After the attack on Pearl Harbor, Native Americans enlisted by the thousands to fight alongside Americans to defend the United States. According to army officials, if the eligible males in America enlisted in the same proportions that the Native American men enlisted, the draft would not have been needed. In the First Division Association newspaper, The Saber, General MacArthur’s orders were quoted as: “You Sioux were good in battle. Past generations of your people used to fight against us, but now you are going to fight in a different way for us” and the seven Lakota code talkers were given the nickname of, “MacArthur’s Boys.” During their time in the First Calvary, the 302nd Reconnaissance Troop worked wherever they were needed and were given priority over the radio waves. The Sioux languages were virtually unknown to the world because the United States government attempted to wipe out Native American culture and languages in a series of assimilation policies and acts during the 1800s and early 1900s, and so the only people who spoke it were the Native Americans who grew up on the reservations. Not only did their rare ability to speak Native American languages make them an asset to the U.S. military, but their skills in scouting, hand-to-hand combat, and shooting also set them apart from the rest. These skills were necessary for reconnaissance missions because the main objective was to be invisible, advance into enemy territory, gather information, and then escape without being caught. After gathering information they were then able to convey it to each other and other Native Americans using the Sioux languages freely across radio waves without enemies being able to decipher their code. Their messages were untouchable and did not require the code talkers to further create more code for their own messages because no one understood the complex Native American languages and had no resources with which to begin to decode the languages. The United States government once tried to wipe out the Native American languages and then relied on it during World War II, giving them a major advantage over the Japanese.
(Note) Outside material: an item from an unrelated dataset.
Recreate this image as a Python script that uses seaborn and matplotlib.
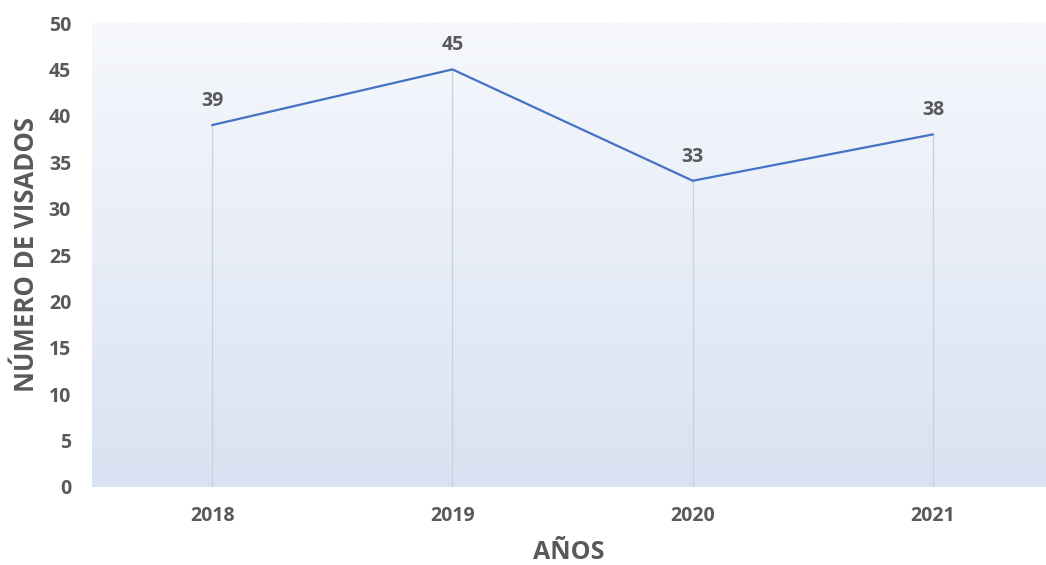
import numpy as np
import pandas as pd
import matplotlib
matplotlib.use("Agg")
import matplotlib.pyplot as plt
from matplotlib.colors import LinearSegmentedColormap
import seaborn as sns

years = ["2018", "2019", "2020", "2021"]
visados = [39, 45, 33, 38]

df = pd.DataFrame({"year": years, "visados": visados})

sns.set_style("white")
plt.rcParams['font.family'] = ['Open Sans', 'DejaVu Sans']

fig = plt.figure(figsize=(10.46, 5.65), dpi=100)
ax = fig.add_axes([92 / 1046, 1 - 487 / 565, 1 - 92 / 1046, (487 - 23) / 565])

# gradient background
grad = LinearSegmentedColormap.from_list("bg", ["#d9e2f2", "#f6f8fc"])
ax.imshow(np.linspace(0, 1, 256).reshape(-1, 1), cmap=grad, origin="lower",
          extent=[-0.5, 3.5, 0, 50], aspect="auto", zorder=0)

# drop lines
ax.vlines(range(len(years)), 0, visados, color="#c9d1de", linewidth=0.9, zorder=1)

sns.lineplot(data=df, x="year", y="visados", color="#4472c4", linewidth=1.6,
             sort=False, ax=ax, zorder=3)

for i, v in enumerate(visados):
    ax.text(i, v + 1.5, str(v), ha="center", va="bottom", fontsize=14,
            fontweight="bold", color="#595959")

ax.set_xlim(-0.5, 3.47)
ax.set_ylim(0, 50)
ax.set_yticks(range(0, 51, 5))
ax.set_xticks(range(len(years)))
ax.set_xticklabels(years)
for s in ax.spines.values():
    s.set_visible(False)
ax.tick_params(axis="both", length=0, labelsize=14, colors="#595959")
ax.tick_params(axis="x", pad=14)
ax.tick_params(axis="y", pad=15)
for lbl in ax.get_xticklabels() + ax.get_yticklabels():
    lbl.set_fontweight("bold")

ax.set_xlabel("AÑOS", fontsize=18, fontweight="bold", color="#595959", labelpad=10)
ax.set_ylabel("NÚMERO DE VISADOS", fontsize=18.5, fontweight="bold", color="#595959", labelpad=6)

fig.savefig("out.png", dpi=100)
One of the questions that drove Andrea M. Page to search for answers about her great uncle was, “why would these Sioux ever specifically join the cavalry during World War II?” after the horrific treatment of their people at the hands of the United States government. These men chose to defend America and sacrifice their lives for the same government that sent in the Seventh Calvary that massacred hundreds of Sioux during the Wounded Knee Massacre. Page says that she was “overflowing with pride” as she kept digging for information and learned that “they used their native language for the good of others.” The story of the Native American Code Talkers during World War II is one that is filled with sacrifice, pride, and courage. The lives of these code talkers were forever changed after joining the fight in WWII and are heroes to the American people. John Bear King’s time in the Pacific was one of heroic measures, although there are not many specific details on his time there. He received the Philippine Liberation Medal, World War II Victory Medal, and the Asiatic-Pacific Campaign Medal.
After returning to America, he worked in a stockyard in Mobridge, SD and was a talented calf-roper and bronc rider. As a result of his service, John Bear King suffered from malaria and a spinal injury, and succumbed to his illnesses on September 2, 1949 and interred at Black Hills National Cemetery. John Bear King’s and the Native American Code Talkers’ legacy lives on and both were recognized again for their service in 2013 by receiving Congressional Gold Medals. As South Dakota congresswoman, Kristi Noem, stated at the ceremony, “It may have taken awhile for us to get to this point, but the bravery, selflessness, and patriotism of South Dakota’s Code Talkers will never be forgotten.”